Hosted by Provost Vincent J. Del Casino, Jr., this series provides a unique opportunity for showcasing the important research and scholarly activities of SJSU faculty members.
Play, Clay, and Chardonnay
Presented by Prof. Virginia San Fratello, Department of Design
Wed., April 21, 2021 from 12 - 1 p.m. via Zoom
Virginia San Fratello's research is grounded in the discipline of architecture as the basis for creative production. In 2002, following the attacks on the World Trade Center, she formed the creative practice Rael San Fratello, with her partner Ronald Rael, in order to imagine alternative outcomes for architectural practice in a post 9/11 world. A primary focus of their work folds together indigenous and traditional craft and material practice, contemporary design technologies, and storytelling, as strategies to unravel the complexities of contemporary society. She comes from an extremely rural background and grew up in the forests and tobacco farms of the deep South. Humor, play, and hybridity are important aspects of the work of Rael San Fratello, often layered with serious topics that span the themes of immigration, start-up companies, waste, homelessness, fashion, graphic design, and 3D printing. Her practice is closely tied to her commitment to public education in her role as professor and chair in the Department of Design at San José State University.

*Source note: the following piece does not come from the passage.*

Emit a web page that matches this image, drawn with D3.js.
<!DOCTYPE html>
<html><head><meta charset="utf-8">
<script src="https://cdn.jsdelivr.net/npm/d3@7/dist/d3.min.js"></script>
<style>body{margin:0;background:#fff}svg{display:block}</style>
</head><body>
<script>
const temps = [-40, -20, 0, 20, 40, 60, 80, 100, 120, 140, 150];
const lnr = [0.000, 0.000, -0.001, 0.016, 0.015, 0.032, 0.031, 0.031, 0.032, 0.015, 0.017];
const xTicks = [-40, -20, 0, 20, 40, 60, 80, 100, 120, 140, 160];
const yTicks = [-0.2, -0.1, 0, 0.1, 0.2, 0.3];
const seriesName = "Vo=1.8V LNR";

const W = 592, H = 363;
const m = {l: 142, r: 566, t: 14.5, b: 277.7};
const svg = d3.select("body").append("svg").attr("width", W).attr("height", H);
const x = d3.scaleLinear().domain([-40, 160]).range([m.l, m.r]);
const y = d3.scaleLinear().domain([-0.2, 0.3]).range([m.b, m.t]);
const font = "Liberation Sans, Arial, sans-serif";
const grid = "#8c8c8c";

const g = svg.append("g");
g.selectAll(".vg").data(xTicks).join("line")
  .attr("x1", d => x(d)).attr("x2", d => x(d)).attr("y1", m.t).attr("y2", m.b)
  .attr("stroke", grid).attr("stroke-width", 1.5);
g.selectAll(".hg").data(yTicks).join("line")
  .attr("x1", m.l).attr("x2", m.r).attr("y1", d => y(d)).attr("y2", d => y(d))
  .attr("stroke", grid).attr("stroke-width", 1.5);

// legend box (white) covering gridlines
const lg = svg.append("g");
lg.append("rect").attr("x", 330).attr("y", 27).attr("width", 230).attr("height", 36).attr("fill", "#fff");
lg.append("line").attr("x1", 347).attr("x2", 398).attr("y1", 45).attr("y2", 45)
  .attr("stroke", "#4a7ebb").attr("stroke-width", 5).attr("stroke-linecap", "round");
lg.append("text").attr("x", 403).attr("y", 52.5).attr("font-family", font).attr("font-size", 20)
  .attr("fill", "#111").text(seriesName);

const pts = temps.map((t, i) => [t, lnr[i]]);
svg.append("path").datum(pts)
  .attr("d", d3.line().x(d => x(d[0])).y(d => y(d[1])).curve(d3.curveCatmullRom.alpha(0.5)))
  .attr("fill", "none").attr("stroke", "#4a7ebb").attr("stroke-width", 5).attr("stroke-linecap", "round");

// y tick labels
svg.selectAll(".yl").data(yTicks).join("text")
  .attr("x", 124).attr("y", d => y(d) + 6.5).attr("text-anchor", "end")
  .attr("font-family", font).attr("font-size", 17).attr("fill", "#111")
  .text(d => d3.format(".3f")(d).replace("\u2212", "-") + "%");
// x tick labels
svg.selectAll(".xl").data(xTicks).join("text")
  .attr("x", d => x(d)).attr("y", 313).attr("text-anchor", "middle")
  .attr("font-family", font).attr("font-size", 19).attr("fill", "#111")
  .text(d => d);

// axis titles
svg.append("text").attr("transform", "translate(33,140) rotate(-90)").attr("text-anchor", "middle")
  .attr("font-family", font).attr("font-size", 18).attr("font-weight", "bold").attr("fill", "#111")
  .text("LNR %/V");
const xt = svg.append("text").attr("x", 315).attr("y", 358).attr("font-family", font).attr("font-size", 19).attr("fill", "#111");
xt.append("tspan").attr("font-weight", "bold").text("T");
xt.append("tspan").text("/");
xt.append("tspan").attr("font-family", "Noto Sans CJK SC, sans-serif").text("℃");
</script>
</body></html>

The Future of Sustainable Mechatronics is STEM Education
Presented by Prof. Tai-Ran Hsu, Department of Mechanical Engineering
Wed., May 5, 2021 from 11:30 a.m. - 12:30 p.m. via Zoom
The term “mechatronics'' is a branch of engineering that specializes in synergistic integrations of both mechanical and electronic technologies (the essential high technologies of Silicon Valley). Many products that we use in our day-to-day lives involve this technology, from smart household appliances like the digital buttons to operate your clothes washer to the microcomputers and processors that power GPS on your car’s touchscreen. However, mechatronics has far reaching applications to power the products that combat our biggest challenges to ensure a better tomorrow like, 24-hour farming and electric transportation to help us confront climate change and hunger. Professor Hsu’s research focuses on the integration of STEM education and sustainable mechatronics, which he considers vital to maintain leadership in local and global economies. He believes one of the reasons Silicon Valley is the world leader in high technology is due to its excellent public education, especially STEM education. STEM education, with synergistic teaching, comprehensive curricula, and interdisciplinary collaboration, such as our mechatronics program, will make SJSU a model of effective teaching and learning, and it will ultimately make Silicon Valley stronger than ever in innovation.

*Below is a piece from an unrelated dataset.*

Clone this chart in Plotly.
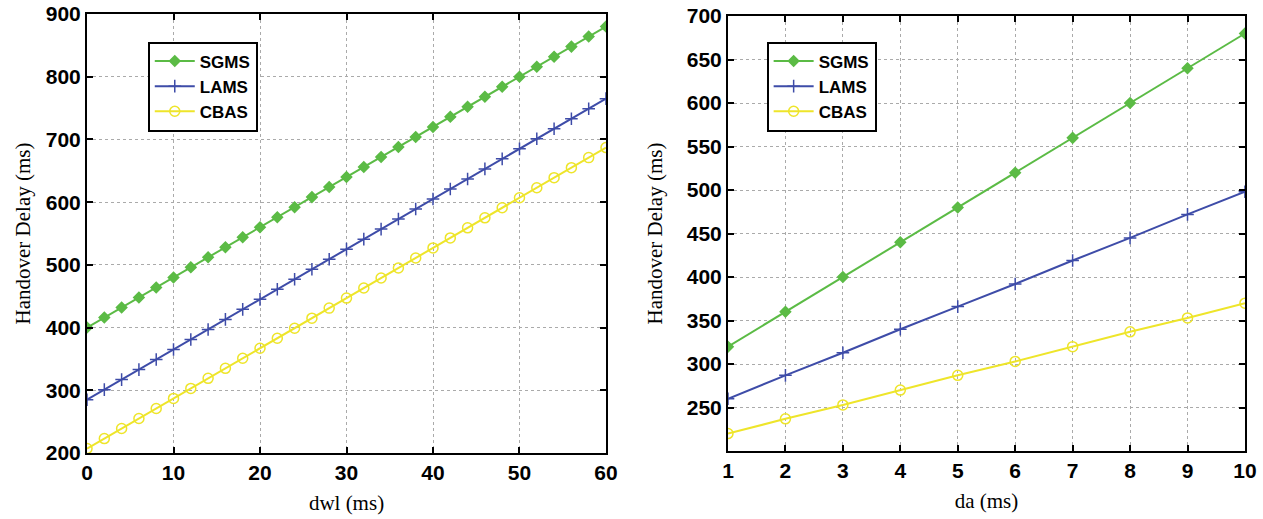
import plotly.graph_objects as go

# Left panel data
dwl = list(range(0, 61, 2))
sgms_left = [400 + 8 * x for x in dwl]
lams_left = [285 + 8 * x for x in dwl]
cbas_left = [207 + 8 * x for x in dwl]

# Right panel data
da = [1, 2, 3, 4, 5, 6, 7, 8, 9, 10]
sgms_right = [320, 360, 400, 440, 480, 520, 560, 600, 640, 680]
lams_right = [260, 287, 313, 340, 366, 392, 419, 445, 472, 498]
cbas_right = [220, 237, 253, 270, 287, 303, 320, 337, 353, 370]

left_yticks = [200, 300, 400, 500, 600, 700, 800, 900]
right_yticks = [250, 300, 350, 400, 450, 500, 550, 600, 650, 700]
left_xticks = [0, 10, 20, 30, 40, 50, 60]
right_xticks = da

GREEN = "#5BBB45"
BLUE = "#3E4CA8"
YELLOW = "#EEE52A"

fig = go.Figure()

def add_series(x, y, name, color, symbol, xa, ya, legend, msize):
    mk = dict(symbol=symbol, size=msize, color=color, line=dict(color=color, width=1.5))
    fig.add_trace(go.Scatter(x=x, y=y, name=name, mode="lines+markers",
                             line=dict(color=color, width=2), marker=mk,
                             xaxis=xa, yaxis=ya, legend=legend))

add_series(dwl, sgms_left, "SGMS", GREEN, "diamond", "x", "y", "legend", 8)
add_series(dwl, lams_left, "LAMS", BLUE, "cross-thin-open", "x", "y", "legend", 9)
add_series(dwl, cbas_left, "CBAS", YELLOW, "circle-open", "x", "y", "legend", 10)
add_series(da, sgms_right, "SGMS", GREEN, "diamond", "x2", "y2", "legend2", 8)
add_series(da, lams_right, "LAMS", BLUE, "cross-thin-open", "x2", "y2", "legend2", 9)
add_series(da, cbas_right, "CBAS", YELLOW, "circle-open", "x2", "y2", "legend2", 10)

tickfont = dict(family="Liberation Sans", size=21, color="black", weight="bold")
titlefont = dict(family="Liberation Serif", size=21, color="black")

axis_common = dict(showline=True, linecolor="black", linewidth=2, mirror="ticks",
                   ticks="inside", ticklen=6, tickwidth=1.5, tickcolor="black",
                   showgrid=True, gridcolor="#aaaaaa", griddash="dot", gridwidth=1,
                   zeroline=False, tickfont=tickfont, automargin=False)

legend_common = dict(bgcolor="white", bordercolor="black", borderwidth=2,
                     font=dict(family="Liberation Sans", size=17, color="black", weight="bold"),
                     xanchor="left", yanchor="top", tracegroupgap=0, itemwidth=40)

fig.update_layout(
    width=1263, height=519,
    margin=dict(l=0, r=0, t=0, b=0, pad=0),
    paper_bgcolor="white", plot_bgcolor="white",
    xaxis=dict(domain=[0.0689, 0.4798], range=[0, 60], tickvals=left_xticks,
               title=dict(text="dwl (ms)", font=titlefont, standoff=12), anchor="y", **axis_common),
    yaxis=dict(domain=[0.1272, 0.973], range=[200, 900], tickvals=left_yticks,
               title=dict(text="Handover Delay (ms)", font=titlefont, standoff=9), anchor="x", **axis_common),
    xaxis2=dict(domain=[0.5764, 0.9857], range=[1, 10], tickvals=right_xticks,
                title=dict(text="da (ms)", font=titlefont, standoff=12), anchor="y2", **axis_common),
    yaxis2=dict(domain=[0.131, 0.969], range=[200, 700], tickvals=right_yticks,
                title=dict(text="Handover Delay (ms)", font=titlefont, standoff=18), anchor="x2", **axis_common),
    legend=dict(x=0.117, y=0.92, **legend_common),
    legend2=dict(x=0.607, y=0.92, **legend_common),
)

fig.write_html("out.html", config={"displayModeBar": False},
               post_script="document.body.style.margin='0';document.body.style.overflow='hidden';")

Professor Hsu is a faculty member of the Department of Mechanical Engineering at San José State University (SJSU). With substantial financial support from the National Science Foundation and large high tech businesses in Silicon Valley, Hsu led an interdisciplinary group of faculty members from mechanical, electrical, materials, and general engineering, along with the Department of Physics and faculty from Mission College to establish the first, and still the only, mechatronics program at the undergraduate level in the country. He joined SJSU as a professor and chair of the department in 1990 and served for 12 years.
Is Mobile Money a Digital Gateway to Financial Inclusion?

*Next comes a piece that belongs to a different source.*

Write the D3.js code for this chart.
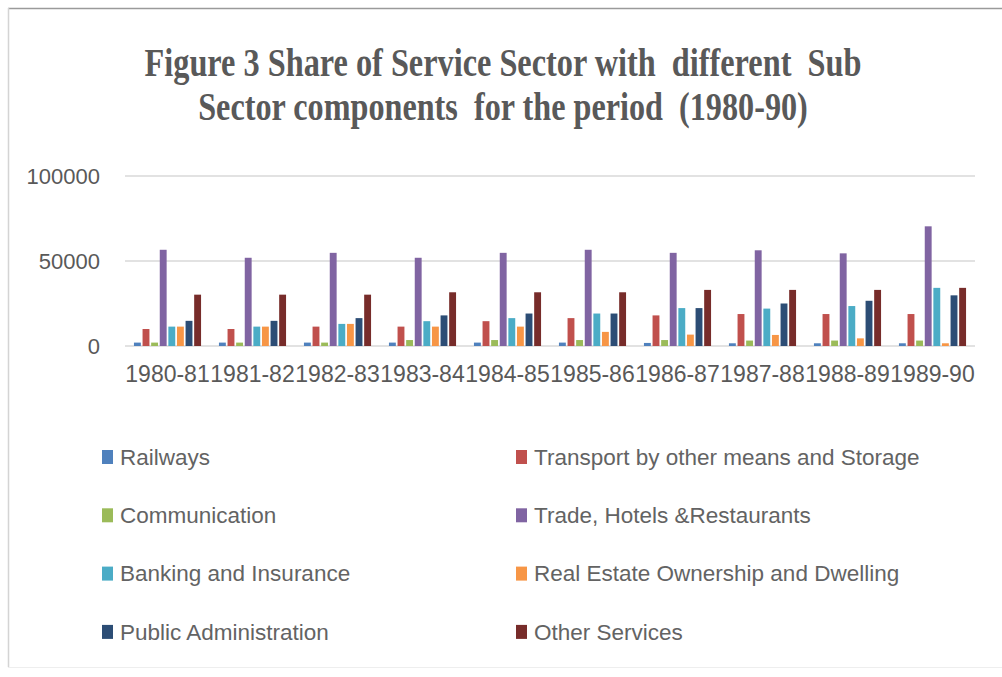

Presented by Prof. Susanna Khavul, School of Management
Wed., May 19, 2021 from 12 - 1 p.m. via Zoom
Large segments of the world’s population have no access to formal financial services and are considered financially excluded or unbanked. The vast majority live in developing countries, yet in the U.S., fifty million adults and their fifteen million children are underbanked and vulnerable. The recent widespread introduction of mobile money has made low-cost transfers, payments, and financial services available to a much wider segment of the population than the banking sector could reach in the past. Although widely adopted, the fundamental questions of whether mobile money fosters financial inclusion or is an effective tool for poverty alleviation remain unanswered. Professor Khavul will build on an interdisciplinary research program and offer insights into the digitization of financial services. Such reflections prove timely given the increasing number of Silicon Valley firms that are creating more diverse and complex FinTech solutions, at least some of which seek to close the gap in financial inclusion.